After struggling through a winter of sky-high natural-gas prices, a school system near Pittsburgh has decided to drill for its own gas.
The school board in Penn Hills, a community of 50,000 in the heart of Pennsylvania coal country, has struck a deal with Penneco Oil Co. to sink as many as 10 natural- gas wells under the district's eight schools.
The school system would get 12.5 percent of royalties plus a fixed share of the gas - not enough to supply all of its energy needs, but enough to cut its heating costs in half and delay a tax increase, officials say.
Last school year, it cost $450,000 to heat the schools, in part because of natural gas prices almost six times higher than normal.
"I'm not sure it will eliminate the need to buy any gas, but whatever the savings, we will gladly accept them," says school board member Barry Patterson. Officials hope approval will come in time to have the first well producing next month in Penn Hills.
Other schools around the United States and in Pennsylvania have leased drilling rights over the years, but this could signal a resurgence in the practice.

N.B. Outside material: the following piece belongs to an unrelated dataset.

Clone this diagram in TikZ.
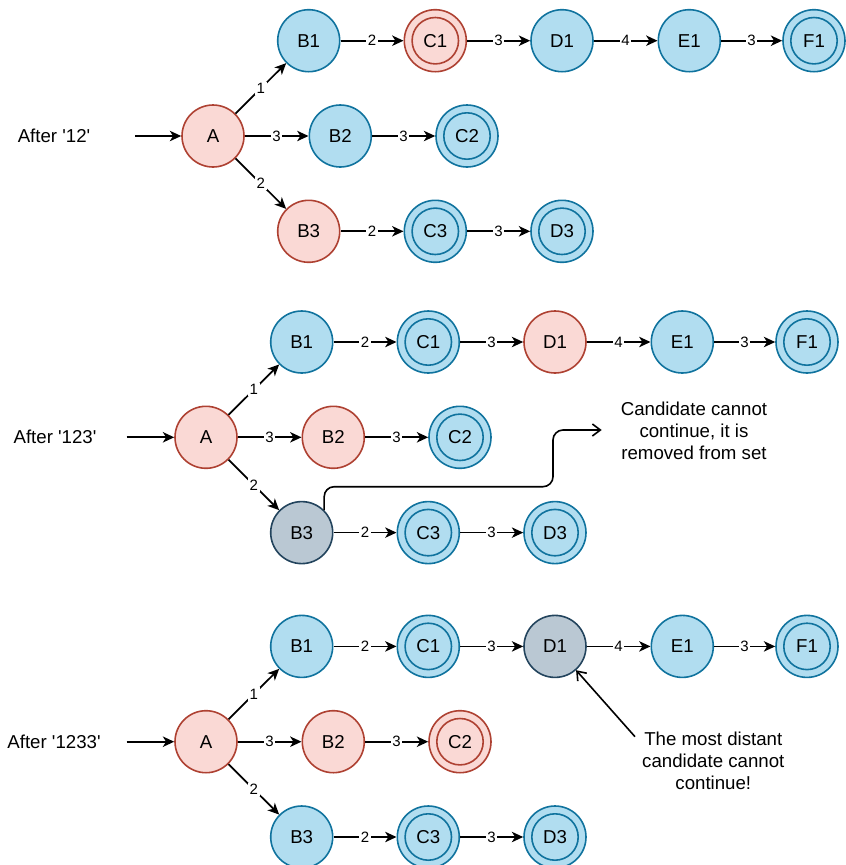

In oil-patch states like Oklahoma and Texas, wells already dot the landscape. "We have ... oil wells and gas wells producing next to schools, churches, restaurants, you name it," says Mickey Thompson, executive vice president of the Oklahoma Independent Petroleum Association.
About five miles from Penn Hills, the Plum Borough district has three wells - one about 500 feet from an elementary school - that have been producing gas since 1996. Officials say the wells helped them avoid last winter's energy crunch and earned $11,000 in royalties last year.